L’atout principal de Meryem Aboulouafa reste sa voix cristalline au vibrato subtil. D’autant qu’elle est sublimée par une orchestration voluptueuse, parfois épique et grandiloquente. Tout en nuance. Ainsi Meryem parvient à concilier classicisme solennel et modernité électronique (Welcome Back to Me ou The Accident). Ce projet convoque aussi un pays qu’on lui a longtemps caché mais dont elle est immédiatement tombée amoureuse : l’Italie. Le titre Breath of Roma rend indirectement hommage à la Botte et aborde sa culture, son histoire et l’intensité vibrante de son art. Sa source d’inspiration première n’est ni une autre œuvre musicale, ni un long-métrage mais une exposition itinérante interdite en France en 2009: Real Bodies est littéralement une vitrine à cadavres aussi forte qu’intense, souffle la chanteuse. Une exposition bouleversante. Elle m’a inspirée parce que cet album évoque l’exploration de soi à travers l’autre et l’exploration de l’autre à travers soi.”

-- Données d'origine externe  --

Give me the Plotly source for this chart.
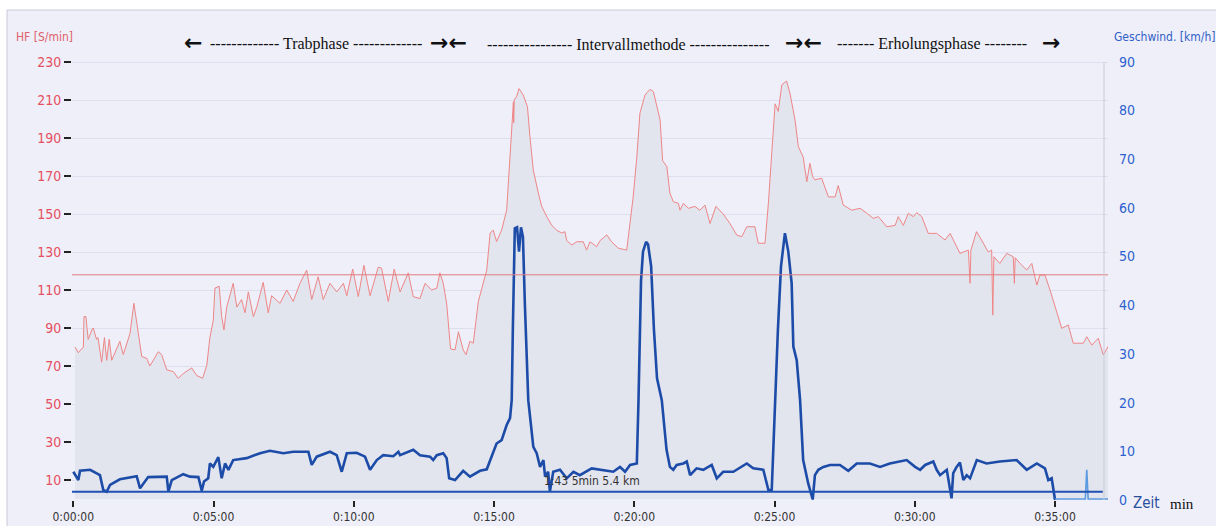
import plotly.graph_objects as go

# ---------------- data (time in minutes) ----------------
hf_time = [0.06,0.18,0.36,0.38,0.45,0.53,0.66,0.71,0.83,0.88,1.01,1.11,1.19,1.28,1.37,1.49,1.66,1.78,2.02,2.16,
           2.26,2.44,2.62,2.73,3.03,3.15,3.33,3.57,3.74,3.92,4.22,4.40,4.61,4.76,4.87,4.99,5.05,5.20,5.29,5.37,
           5.47,5.70,5.83,6.00,6.12,6.24,6.42,6.54,6.77,6.95,7.07,7.37,7.61,7.84,8.08,8.32,8.50,8.73,8.91,9.15,
           9.39,9.63,9.75,9.96,10.16,10.36,10.58,10.87,10.99,11.23,11.44,11.65,11.94,12.12,12.36,12.54,12.78,12.96,13.07,13.19,
           13.31,13.45,13.61,13.73,13.90,14.00,14.14,14.26,14.44,14.74,14.86,14.97,15.09,15.27,15.45,15.57,15.69,15.70,15.72,15.81,
           15.89,16.04,16.19,16.28,16.40,16.58,16.70,16.88,17.06,17.23,17.41,17.53,17.59,17.77,17.95,18.18,18.30,18.42,18.66,18.78,
           19.02,19.19,19.43,19.73,19.85,19.96,20.09,20.20,20.38,20.56,20.68,20.80,20.92,21.01,21.16,21.27,21.39,21.57,21.63,21.75,
           21.93,22.16,22.34,22.52,22.70,22.91,23.17,23.41,23.65,23.83,24.01,24.30,24.42,24.66,24.78,24.90,25.02,25.13,25.26,25.43,
           25.55,25.73,25.85,26.02,26.15,26.26,26.36,26.44,26.68,26.92,27.16,27.27,27.45,27.75,28.05,28.29,28.52,28.70,29.00,29.30,
           29.41,29.59,29.77,29.95,30.07,30.25,30.48,30.78,31.08,31.26,31.44,31.61,31.91,31.97,32.00,32.20,32.38,32.62,32.74,32.78,
           32.82,33.03,33.28,33.51,33.55,33.58,33.75,33.99,34.17,34.35,34.46,34.64,34.82,35.06,35.24,35.47,35.65,36.01,36.13,36.31,
           36.54,36.72,36.90]
hf_values = [80,77,80,96,96,84,89,90,84,85,72,85,73,84,73,77,83,76,87,103,
             92,75,74,70,77.5,76,68,67,63.5,66,69,65,63.5,70.5,85,94,111,112,96,89,
             101,113.5,101,105,98,109,96,101,114,98,107,103,110,104,113.5,120.5,105,117,105,113.5,
             109,113.5,107,121,106.5,123,107,122,121.5,104,121,109,119,106.5,105.5,113.5,110,111,119,113.5,
             103,79,78.5,88,78.5,76,83,82,104,120.5,140,141.5,135.5,141.5,152,178,209,198,210,212,
             216,212.6,206.5,190.7,173,161,154,148.6,144,141.5,140,140.7,136,133.7,135.4,135.4,131,135.4,132.8,136,
             139,135.4,132,131,145,159,180,203,212.6,215.6,214.4,206.5,199.5,178,175,161,156.5,155.6,152,155.6,
             153,154,152,154.7,145,154,150,145,139,138,143.3,143.3,134.6,134.6,155.6,182,208,204,218,220,
             213.5,199.5,185.4,180,167,176.7,169.6,168,168.8,159,159,165,154.7,152,153,150.4,147.7,148.6,143.3,144,
             148.6,144,150.4,148.6,150.7,148.6,139.8,139.8,136.3,139.8,134.6,129.3,131,113.5,131,140.7,136.3,130,131,96.8,
             127.5,124,129.3,127.5,113.5,127,124,120.5,124,112.6,117.9,117.9,110,97.7,89.8,91.6,82,82,85.4,81,
             84.6,75.8,80.5]

speed_time = [0.00,0.18,0.24,0.60,0.95,1.07,1.19,1.31,1.66,2.14,2.26,2.38,2.67,3.33,3.39,3.51,3.92,4.16,4.46,4.58,
              4.66,4.81,4.87,4.99,5.17,5.29,5.41,5.53,5.70,6.18,6.66,7.01,7.49,7.84,8.38,8.50,8.68,9.15,9.39,9.57,
              9.75,10.10,10.40,10.58,10.82,11.05,11.41,11.59,11.65,12.12,12.36,12.72,12.83,12.96,13.19,13.31,13.40,13.61,13.90,14.14,
              14.50,14.74,14.97,15.09,15.27,15.45,15.57,15.63,15.67,15.74,15.82,15.89,15.96,16.03,16.10,16.16,16.22,16.40,16.52,16.64,
              16.76,16.82,16.93,16.99,17.11,17.35,17.59,17.83,18.06,18.48,18.78,19.25,19.49,19.67,19.85,20.09,20.15,20.24,20.31,20.42,
              20.49,20.60,20.70,20.81,20.98,21.15,21.27,21.39,21.51,21.75,21.87,21.99,22.22,22.46,22.76,22.94,23.17,23.53,24.01,24.24,
              24.60,24.78,24.90,25.02,25.12,25.23,25.37,25.49,25.61,25.67,25.79,25.91,26.02,26.20,26.36,26.44,26.56,26.74,26.98,27.33,
              27.63,27.93,28.40,28.76,29.11,29.71,30.01,30.19,30.37,30.66,30.78,30.90,31.14,31.31,31.37,31.49,31.61,31.73,31.85,31.97,
              32.21,32.56,33.03,33.63,33.99,34.35,34.64,34.76,34.88,35.00]
speed_values = [5.8,4.1,6,6.2,5.1,2.05,1.7,3.1,4.25,4.7,4.9,2.4,4.7,4.8,1.7,4.1,5.3,4.8,4.7,1.9,
                3.8,4.45,7.5,6.8,8.8,4.45,7.5,6.2,8.2,8.6,9.6,10.1,9.6,9.9,9.9,7.2,8.9,9.9,9.2,5.8,
                9.6,9.7,8.9,6.2,8.2,9.2,9,9.9,9.2,10.3,9.2,8.9,8.2,9.2,9.6,8.6,4.45,4.1,6,4.8,
                6,6.3,9.6,11.6,12.3,15.4,16.8,20.5,35,55.8,56,51,56,54,40,28,20.5,10.9,9.6,6.8,
                8.2,4.8,5.8,1.7,5.8,6.2,4.45,5.8,5.1,6.5,6.2,5.8,6.8,5.8,7.2,7.5,20.5,45,51,53,
                52.5,48,35,25,20.5,10.3,6.8,6.2,7.2,7.5,7.9,5.1,6.5,6.2,7.2,4.45,5.8,5.8,7.5,6.5,
                6.2,2.05,2.05,20.5,35,48,54.8,51,44.5,31.5,28.7,20.5,8.2,3.4,0.1,5.1,6.2,6.8,7.2,7.2,
                6,7.5,7.5,6.8,7.5,8.2,6.8,6.2,7.2,7.9,6.2,5.1,6.2,0.35,5.5,6.8,7.7,4.1,5.1,4.45,
                8.2,7.5,7.9,8.2,6.2,7.5,6.5,4.1,4.45,0]

tail_time = [35.00, 36.08, 36.13, 36.18, 36.90]
tail_values = [0.2, 0.2, 6.2, 0.2, 0.2]

hf_threshold = 118
speed_baseline = 1.7

hf_ticks = [10, 30, 50, 70, 90, 110, 130, 150, 170, 190, 210, 230]
speed_ticks = [0, 10, 20, 30, 40, 50, 60, 70, 80, 90]
time_ticks = [0, 5, 10, 15, 20, 25, 30, 35]
time_labels = ["0:00:00", "0:05:00", "0:10:00", "0:15:00", "0:20:00", "0:25:00", "0:30:00", "0:35:00"]

# ---------------- geometry helpers ----------------
L, R, T, B = 72, 1108, 55, 500
W, H = 1216, 526
def xp(px):
    return (px - L) / (R - L)
def yp(py):
    return (B - py) / (B - T)

COND = "Liberation Sans Narrow, DejaVu Sans Condensed, Roboto Condensed, Arial Narrow, Liberation Sans, sans-serif"
SERIF = "Liberation Serif, DejaVu Serif, serif"

fig = go.Figure()

fig.add_trace(go.Scatter(
    x=hf_time, y=hf_values, mode="lines", fill="tozeroy",
    fillcolor="#e2e4ee", line=dict(color="#ee8686", width=1), name="HF", yaxis="y"))

fig.add_trace(go.Scatter(
    x=speed_time, y=speed_values, mode="lines",
    line=dict(color="#1c4ca8", width=2.6), name="Geschwind.", yaxis="y2"))

fig.add_trace(go.Scatter(
    x=tail_time, y=tail_values, mode="lines",
    line=dict(color="#5a9ae0", width=1.6), name="tail", yaxis="y2"))

shapes = [
    dict(type="rect", xref="paper", yref="paper", x0=xp(7), x1=xp(1230), y0=yp(10), y1=yp(540),
         fillcolor="#efeff9", line=dict(color="#c9c9d9", width=1), layer="below"),
    dict(type="line", xref="paper", yref="y", x0=0, x1=1, y0=hf_threshold, y1=hf_threshold,
         line=dict(color="#e27c7c", width=1)),
    dict(type="line", xref="paper", yref="y2", x0=0, x1=0.995, y0=speed_baseline, y1=speed_baseline,
         line=dict(color="#1f52b2", width=2)),
    dict(type="line", xref="paper", yref="paper", x0=xp(1104), x1=xp(1104), y0=0, y1=yp(62),
         line=dict(color="#c8cad8", width=1)),
]

ann = []
def add_text(text, px, py, size, color, family, xanchor="center"):
    ann.append(dict(text=text, x=xp(px), y=yp(py), xref="paper", yref="paper",
                    showarrow=False, xanchor=xanchor, yanchor="middle",
                    font=dict(size=size, color=color, family=family)))

add_text("HF [S/min]", 14, 37, 12, "#e0606a", COND, "left")
add_text("Geschwind. [km/h]", 1112, 37, 12, "#3060c8", COND, "left")
add_text("Zeit", 1131, 503, 15, "#2a4f9c", COND, "left")
add_text("min", 1168, 504, 15, "#111111", SERIF, "left")
add_text("1:43 5min 5.4 km", 592, 481, 12, "#333333", COND)

# phase header
AR = "DejaVu Sans"
add_text("<b>←</b>", 193, 43, 22, "#111111", AR)
add_text("------------- Trabphase -------------", 316, 44, 16, "#111111", SERIF)
add_text("<b>→←</b>", 448, 43, 22, "#111111", AR)
add_text("---------------- Intervallmethode ---------------", 628, 44, 16, "#111111", SERIF)
add_text("<b>→←</b>", 803, 43, 22, "#111111", AR)
add_text("------- Erholungsphase --------", 932, 44, 16, "#111111", SERIF)
add_text("<b>→</b>", 1051, 43, 22, "#111111", AR)

x_range = [(L - 73.3) / 28.05, (R - 73.3) / 28.05]
hf_range = [(B - 499) / -1.9, (499 - T) / 1.9]
sp_range = [0, (B - T) / 4.87]

fig.update_layout(
    width=W, height=H,
    margin=dict(l=L, r=W - R, t=T, b=H - B, autoexpand=False),
    paper_bgcolor="#ffffff", plot_bgcolor="rgba(0,0,0,0)",
    showlegend=False,
    shapes=shapes, annotations=ann,
    xaxis=dict(range=x_range, tickvals=time_ticks, ticktext=time_labels, automargin=False,
               showgrid=False, zeroline=False, showline=False,
               ticks="outside", ticklen=6, tickwidth=2, tickcolor="#222222",
               tickfont=dict(size=12, color="#333333", family=COND)),
    yaxis=dict(range=hf_range, tickvals=hf_ticks, showgrid=True, gridcolor="#dedfee", gridwidth=1,
               zeroline=False, showline=False, automargin=False,
               ticks="outside", ticklen=7, tickwidth=2, tickcolor="#222222",
               tickfont=dict(size=14, color="#e5505f", family=COND)),
    yaxis2=dict(range=sp_range, tickvals=speed_ticks, overlaying="y", side="right",
                showgrid=False, zeroline=False, showline=False, ticks="", automargin=False,
                ticklabelstandoff=10,
                tickfont=dict(size=14, color="#2d5fcf", family=COND)),
)

fig.write_html("out.html")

Produit en 2019, Meryem est forcément contemporain. Pourtant l’opus que la chanteuse présente comme un véritable parcours frappe par son aspect intemporel : “J’ai toujours été attirée par les ballades, quelque chose qui peut-être très banal, très conventionnel, très consommé, parfois has been même si le terme est un peu dur. Je ne suis pas encore assez sensible aux sonorités des années 90 et aux sons très électriques, très électroniques. Certaines fréquences sonores me perturbent un peu. Mais l’intemporalité me plaît beaucoup. Elle conclut sobrement à l’image de son premier album:“J’essaie de recréer les choses telles que je les ressens. La production musicale et les sonorités sont contemporaines mais les sentiments, eux, n’ont pas de temporalité.”

 

Meryem, de Meryem Aboulouafa, [Animal 63], disponible.